Keeping yourself, friends from ‘post-holing’

Keeping yourself, friends from ‘post-holing’

What is post-holing?

“Post-holing” is a term in winter hiking that refers to someone sinking their entire leg into new snow. It makes for exhaustive and agonizingly-slow walking. It also can make the trail dangerous for anyone following you. It is why people wear snowshoes.

It is also a term that Brooklyn Wheeler Raney ’03 uses in describing many of the problems students may be facing today. Raney told a Culver Academies all-school session Wednesday that post holes can come in different forms: technology addiction, bullying and violence, sexual behavior, depression and anxiety, unhealthy dietary and physical activity habits, and substance abuse. These all can impact students’ lives.

She borrowed the term after working with a group of students on a winter hike in New Hampshire. One boy refused to wear snowshoes in the new snow, so he continued to post-hole along the trail. She was serving as the sweep – the person who brings up the rear – and they were quickly falling farther and farther behind the group.

As it got later and colder, she finally gave the boy an ultimatum between wearing snowshoes or being hauled down the trail on a sled by the park’s rescue team – with her sitting behind him. He chose to wear the snowshoes, finished the trail, but quickly took them off before anyone from the rest of the group could see he had put them on.
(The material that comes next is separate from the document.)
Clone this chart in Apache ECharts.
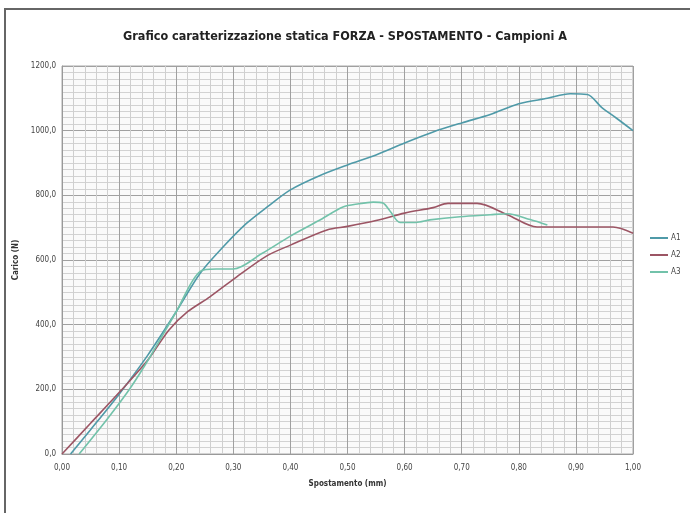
<!DOCTYPE html>
<html>
<head>
<meta charset="utf-8">
<script src="https://cdn.jsdelivr.net/npm/echarts@6/dist/echarts.min.js"></script>
<style>
  html, body { margin: 0; padding: 0; background: #fff; }
  #chart { width: 690px; height: 513px; }
</style>
</head>
<body>
<div id="chart"></div>
<script>
const seriesNames = ['A1', 'A2', 'A3']
const xTicks = [0, 0.1, 0.2, 0.3, 0.4, 0.5, 0.6, 0.7, 0.8, 0.9, 1.0]
const yTicks = [0, 200, 400, 600, 800, 1000, 1200]

// [spostamento mm, carico N]
const a1 = [[0.015,0],[0.05,75],[0.1,185],[0.15,305],[0.2,440],[0.242,559],[0.282,640],[0.323,713],[0.36,765],[0.4,817],[0.45,860],[0.5,894],[0.55,925],[0.6,962],[0.65,996],[0.7,1024],[0.75,1050],[0.8,1083],[0.85,1100],[0.89,1114],[0.92,1112],[0.945,1072],[0.97,1040],[1.0,1000]]
const a2 = [[0,0],[0.05,95],[0.1,190],[0.15,290],[0.187,383],[0.22,440],[0.259,486],[0.3,540],[0.358,612],[0.4,646],[0.464,693],[0.5,704],[0.55,722],[0.6,745],[0.65,762],[0.676,775],[0.727,775],[0.78,740],[0.832,702],[0.9,702],[0.965,702],[1.0,683]]
const a3 = [[0.03,0],[0.08,110],[0.12,205],[0.154,300],[0.2,440],[0.242,565],[0.27,572],[0.3,572],[0.35,620],[0.4,674],[0.45,722],[0.492,764],[0.52,774],[0.545,779],[0.562,776],[0.575,750],[0.592,716],[0.62,716],[0.644,724],[0.697,734],[0.75,740],[0.78,743],[0.82,725],[0.85,708]]

const colors = ['#4f9aa8', '#9c5564', '#72c2aa']

const chart = echarts.init(document.getElementById('chart'))
const font = "'Liberation Sans Narrow', 'DejaVu Sans Condensed', 'Liberation Sans', sans-serif"

const option = {
  animation: false,
  textStyle: { fontFamily: font },
  graphic: [{
    type: 'rect',
    shape: { x: 5, y: 9, width: 700, height: 520 },
    style: { fill: 'none', stroke: '#666', lineWidth: 2 }
  }],
  title: {
    text: 'Grafico caratterizzazione statica FORZA - SPOSTAMENTO - Campioni A',
    left: 'center',
    top: 25,
    textStyle: { fontSize: 12.5, fontWeight: 'bold', color: '#222', fontFamily: font }
  },
  legend: {
    data: seriesNames,
    orient: 'vertical',
    left: 644,
    top: 229,
    itemWidth: 18,
    itemHeight: 2,
    itemGap: 9,
    textStyle: { fontSize: 8, color: '#444', padding: [0, 0, 0, -2] }
  },
  grid: {
    left: 62, right: 57, top: 66, bottom: 59,
    show: true, borderColor: '#aaa', borderWidth: 1, backgroundColor: '#fafafa'
  },
  xAxis: {
    type: 'value',
    min: xTicks[0], max: xTicks[xTicks.length - 1], interval: 0.1,
    name: 'Spostamento (mm)',
    nameLocation: 'middle',
    nameGap: 26,
    nameTextStyle: { fontSize: 8, fontWeight: 'bold', color: '#333' },
    axisLine: { lineStyle: { color: '#999' } },
    axisTick: { show: false },
    axisLabel: { fontSize: 8, color: '#444', margin: 10, formatter: v => v.toFixed(2).replace('.', ',') },
    splitLine: { lineStyle: { color: '#a0a0a0', width: 1 } },
    minorTick: { show: true, splitNumber: 5, length: 0 },
    minorSplitLine: { show: true, lineStyle: { color: '#cfcfcf', width: 1 } }
  },
  yAxis: {
    type: 'value',
    min: yTicks[0], max: yTicks[yTicks.length - 1], interval: 200,
    name: 'Carico (N)',
    nameLocation: 'middle',
    nameGap: 30,
    nameTextStyle: { fontSize: 8, fontWeight: 'bold', color: '#333' },
    axisLine: { show: true, lineStyle: { color: '#999' } },
    axisTick: { show: false },
    axisLabel: { fontSize: 8, color: '#444', margin: 6, formatter: v => v.toFixed(1).replace('.', ',') },
    splitLine: { lineStyle: { color: '#a0a0a0', width: 1 } },
    minorTick: { show: true, splitNumber: 10, length: 0 },
    minorSplitLine: { show: true, lineStyle: { color: '#d2d2d2', width: 1 } }
  },
  series: [a1, a2, a3].map((d, i) => ({
    name: seriesNames[i],
    type: 'line',
    data: d,
    smooth: 0.3,
    showSymbol: false,
    symbol: 'none',
    lineStyle: { color: colors[i], width: 1.6 },
    itemStyle: { color: colors[i] }
  }))
}
chart.setOption(option)
</script>
</body>
</html>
Brooklyn Wheeler Raney ’03 at Wednesday’s all-school meeting.

To stay out of these post-hole situations – where you make poor decisions – it is important for everyone to have people in their lives they can trust. Everyone needs a “WHOA (Wait, Hold-on, OMG, Aaaa) friend” and trusted adults to help keep them out of such situations, she explained.

A whoa friend is someone who shows doubt and speaks up when the rest of crowd is turning from thinkers into “zombies,” Raney explained. And becoming a social zombie is easier than you think.

In a social influencing experiment originated by Solomon Asch, students were asked to study the length of four lines, then identify the two that matched. People were planted in the group of teens to give the wrong answer even though the correct one was obvious. Yet, two-thirds of the remaining teens agreed with the plants. But if one person showed doubt and said the correct answer, 95 percent of the people would agree with the dissenter

 

Social influencing experiment

Raney explained being a whoa friend takes a “Gut, Guts and Gusto.” The gut refers to your instinct, as in “trust your gut.” If something doesn’t feel right in your gut, it will trigger “whoa” in your head, she said.

Guts is social courage, which takes “muscle memory.” Standing up for yourself, someone else, or what you believe in takes practice. And it is ongoing. It is not a singular heroic act.

Gusto is being the best whoa friend you can be. Everyone needs a great whoa friend.

Raney added that, like whoa friends, students should also have at least one trusted adult in their lives. A trusted adult is a person the student can rely on that is not a parent. That person must be present, reliable, and trustworthy.

In her book “Untangled,” psychologist Lisa Damour describes the relationship between children and parents as going from jelly beans to Brussels sprouts, Raney said. When the children are young, everything is sweet and nice. But as the kids begin to go through adolescence, the relationship can start to turn bitter like Brussels sprouts. That is where the trusted adults come in.

And that trusted adult can come in many different forms. One of Raney’s was Culver Education Foundation Trustee Emeritus Joe Levy Jr. ’43, she said. While they only spoke for any length twice, they maintained a 10-year correspondence, which consisted mostly of a series of humorous thank you notes. But she knew from those notes that Levy would be there if she needed him, she said.

But trusted adults are not present to make things easier for you, she told the students, and they are only as useful as you let them be. Fortunately, she added, Culver students are surrounded by them. She felt like she had 200 while she was here.

And her Culver experience has contributed greatly to her work. She told the students they were in the “absolute best environment” for developing youth. Two institutions she helped establish, Generation Change and the Girls Leadership Camp, follow many of the same principles she learned at Culver.

After Culver, Raney graduated from Colgate University, where she continued to play hockey, in 2007. She received her master’s degree in educational theater from New York University, and then returned to Culver for two years before going to Kimball Union Academy. She spent more than 10 years in roles such as director of residential curriculum, assistant dean of students, dean of students, and dean of community life.

Raney is the author of the book, One Trusted Adult, and a workshop facilitator, speaker, and consultant for schools, camps, and youth-serving organizations. She is spending three days on campus, conducting workshops with faculty, staff, and students. Her visit to Culver is sponsored by the Class of 1962 Student Enrichment Fund.